Briton Hadden, Luce's partner and the
man who had founded Time with him in 1923, thought that a magazine
devoted
to business would be boring and unmarketable. But
Henry persisted, and Fortune's 184 bright, lavish pages debuted
with 30,000 subscribers. Luce believed that most businessmen were
stodgy, uncultured, and lacking a social conscience.
The spate of
trade periodicals available at the time attested to this. They
were no more than facts and statistics printed
in black and white,
and the Wall Street Journal was hardly the comprehensive paper it
is today.
So Luce didn't hire MBAs or experienced economists to write his
copy; he recruited young literary talent instead.
Archibald
MacLeish, John Kenneth Galbraith, and Alfred Kazin filled the pages
of Fortune with flowing human interest
articles that were
brash, irreverent, and critical. Fortune's advertisements
were colorful and lush, and the photography of
Margaret Bourke-White
provided stunning looks inside the factories and farms that fed the
American economic machine.
Fortune style was an upscale and
intelligent upgrade of the older and more middle-class Time.
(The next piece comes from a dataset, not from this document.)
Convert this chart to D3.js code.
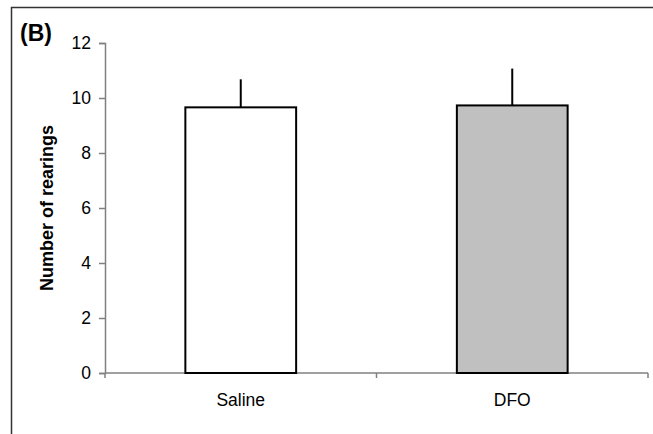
<!DOCTYPE html>
<html>
<head>
<meta charset="utf-8">
<script src="https://cdn.jsdelivr.net/npm/d3@7"></script>
<style>
  html, body { margin: 0; padding: 0; background: #fff; }
  svg { display: block; }
  text { font-family: "Liberation Sans", Arial, sans-serif; fill: #000; }
</style>
</head>
<body>
<svg id="chart" width="653" height="434"></svg>
<script>
const categories = ["Saline", "DFO"];
const means = [9.66, 9.73];
const errors = [1.02, 1.34];
const fills = ["#ffffff", "#c0c0c0"];
const yTicks = [0, 2, 4, 6, 8, 10, 12];
const yLabel = "Number of rearings";
const panelLabel = "(B)";

const svg = d3.select("#chart");

// outer frame (only left/top visible, extends past window)
svg.append("rect")
  .attr("x", 11.5).attr("y", 7.5)
  .attr("width", 700).attr("height", 500)
  .attr("fill", "none").attr("stroke", "#333").attr("stroke-width", 1.5);

const x = d3.scaleBand().domain(categories).range([105, 648]).padding(0);
const y = d3.scaleLinear().domain([0, 12]).range([373, 43]);

// Y axis
const yAxis = svg.append("g")
  .attr("transform", "translate(105,0)")
  .call(d3.axisLeft(y).tickValues(yTicks).tickSize(6).tickPadding(8).tickFormat(d3.format("d")));
yAxis.select(".domain").attr("stroke", "#808080").attr("stroke-width", 1.5);
yAxis.selectAll(".tick line").attr("stroke", "#808080").attr("stroke-width", 1.5);
yAxis.selectAll(".tick text").style("font-size", "17.5px").style("font-family", "Liberation Sans, Arial, sans-serif");

// X axis line
svg.append("line")
  .attr("x1", x.range()[0]).attr("x2", x.range()[1])
  .attr("y1", y(0)).attr("y2", y(0))
  .attr("stroke", "#808080").attr("stroke-width", 1.5);

// X boundary ticks
const bounds = [x(categories[0])].concat(categories.map(c => x(c) + x.bandwidth()));
svg.selectAll(".xtick").data(bounds).enter().append("line")
  .attr("x1", d => d).attr("x2", d => d)
  .attr("y1", y(0)).attr("y2", y(0) + 5)
  .attr("stroke", "#808080").attr("stroke-width", 1.5);

// X labels
svg.selectAll(".xlabel").data(categories).enter().append("text")
  .attr("x", d => x(d) + x.bandwidth() / 2)
  .attr("y", 406)
  .attr("text-anchor", "middle")
  .style("font-size", "17.5px")
  .text(d => d);

// Bars
const bw = x.bandwidth() * 0.408;
svg.selectAll(".bar").data(categories).enter().append("rect")
  .attr("x", d => x(d) + x.bandwidth() / 2 - bw / 2)
  .attr("y", (d, i) => y(means[i]))
  .attr("width", bw)
  .attr("height", (d, i) => y(0) - y(means[i]))
  .attr("fill", (d, i) => fills[i])
  .attr("stroke", "#000").attr("stroke-width", 2);

// Error bars (upper only)
svg.selectAll(".err").data(categories).enter().append("line")
  .attr("x1", d => x(d) + x.bandwidth() / 2)
  .attr("x2", d => x(d) + x.bandwidth() / 2)
  .attr("y1", (d, i) => y(means[i]))
  .attr("y2", (d, i) => y(means[i] + errors[i]))
  .attr("stroke", "#000").attr("stroke-width", 2);

// Y label
svg.append("text")
  .attr("transform", "translate(53," + ((y(0) + y(12)) / 2) + ") rotate(-90)")
  .attr("text-anchor", "middle")
  .style("font-size", "18px").style("font-weight", "bold")
  .text(yLabel);

// Panel label
svg.append("text")
  .attr("x", 20).attr("y", 41)
  .style("font-size", "23px").style("font-weight", "bold")
  .text(panelLabel);
</script>
</body>
</html>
The result was a product that matched Luce's vision of business
itself, an activity he called
"the distinctive expression of the
American genius"
Henry wanted to bring entrepreneurs out of their back offices, give
them an identity, and make them accountable to the public.
In those
first months after the crash, most people expected economic recovery.
But when no recovery came and the decade
wore on, Luce turned the
attention of Fortune to a tempered brand of muckraking. It exposed
the munitions industry without
losing advertisers. It published
pieces which alternately criticized both Hoover and Roosevelt.
And
though the tone of its columns had a socialist twinge, Fortune
presented a disturbing picture of communist Russia in
March of 1932 while
praising Italian fascism in July of 1934. Fortune seemed to have a
magical ability to be seen as both a
challenge to business and a
boon, to keep its integrity while throwing its hat into the
political ring. This balance yielded
consistent and respectable
profits, and in 1937 the magazine netted close to half a million
dollars with a circulation of 460,000.
By decade's end Fortune
had become required reading on Wall Street.